Many gardeners are very experienced in taking and rooting stem or softwood cuttings. But many otherwise very experienced gardeners are not. So here is how to do it.

  1. Use clean pots or flats with drainage holes. I put holes in old dishpans or styrofoam coolers. Fill these with sterile medium. I like vermiculite, but perlite, a mixture of perlite and peat moss, sterile sand or potting soil will work. You want a medium that will hold water and air, stay wet for a long time and yet not get soggy. Dampen it well and pack it down with your hands.

    If you don't have containers, you can fill a plastic bag such as those that wrap our newspapers with medium, wet it well, close the bag, and cut x shaped holed in which to stick the cuttings. When these cuttings are rooted, you can plant bag and all if you wish.
     

  2. The best time to take cuttings is early in the day when the plants are full of moisture. With a sharp knife or scissors, snip a 5- to 6-inch-long piece from the parent, choosing a vigorous young tip or side shoot. Green stems root much more quickly than woody ones.

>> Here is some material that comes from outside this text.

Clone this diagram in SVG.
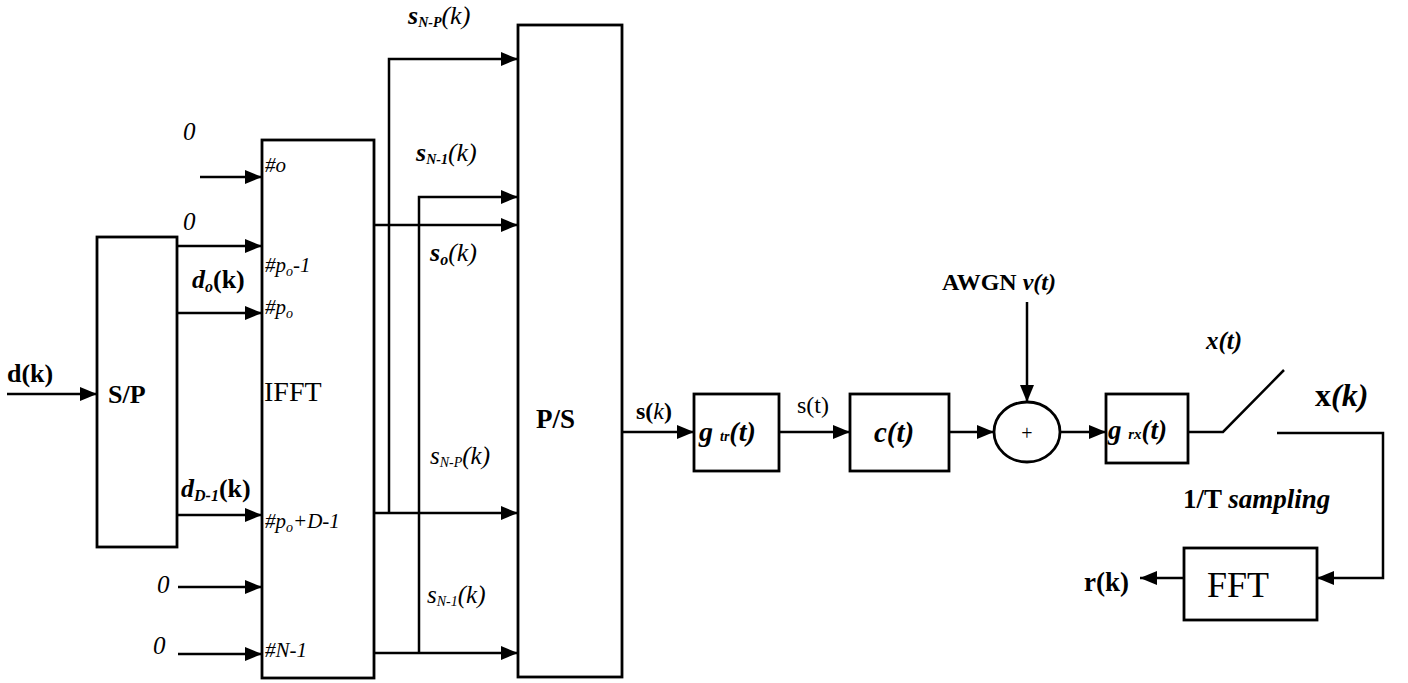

    Cut just above a node so you won't leave a stub on the parent. Then remove and discard any flowers, buds, or small lateral shoots. Make a slanting cut just below the lowest node and discard that lower piece of stem because new roots will form at the node on most cuttings. (Tomatoes will root all along the stem.) Remove leaves from the lower 2 inches of the cutting.

    If a plant has very large leaves, use a scissors to cut away most of the large leaves, leaving only a small area of leaf. Leave the small new leaves at the tip.
     

  3. You can dip the stem ends in liquid or powdered rooting hormone such as Rootone. Shake off the excess. I don't do this unless I've had trouble rooting that plant before. Stick the stem ends into the rooting medium about 2 inches deep and 2 inches apart. Firm the medium around the stem, water with a fine spray, and label. Keep the cuttings in shade, the medium wet but not soggy, and mist often to keep humidity high. You can also put a plastic bag or bottle over the top to keep in humidity, but that is not usually necessary in Florida. Also, remove any dead leaves from the surface to prevent disease or rot. Cuttings may wilt a bit at first. Misting once a day or so with a spray bottle will help.
     
  4. After 1 to 5 weeks you can gently pull a cutting. If it resists, there are roots. Use a trowel or large spoon to lift roots intact and pot up or plant the cutting in the ground. Shield it from sudden sun for a few days until it becomes acclimated. If the cutting comes up, just put it back, firm the medium around it, and wait longer.

 

If you come to my garden this Saturday from 10 am until 1 pm, you can take cuttings from any plant marked with lime green tape. Please don't take them from other plants without asking me. Sometimes those plants will not root and sometimes there is something coming up you will tread on if you get close.


Cut just above a node when you remove the cutting from the parent plant so you won't leave stubs that could cause disease.

Then make a slanting cut just below the lowest node and discard that bottom piece of stem. Remove flowers, buds, and the leaves on the lower two inches. If the leaves are very large, cut away all but a small area.

Mist will help maintain humidity. Remove any leaves that drop or blow in to keep the area clean and prevent disease.

The magic has happened. This is a cutting with a good root system ready to be put in a pot or in the ground.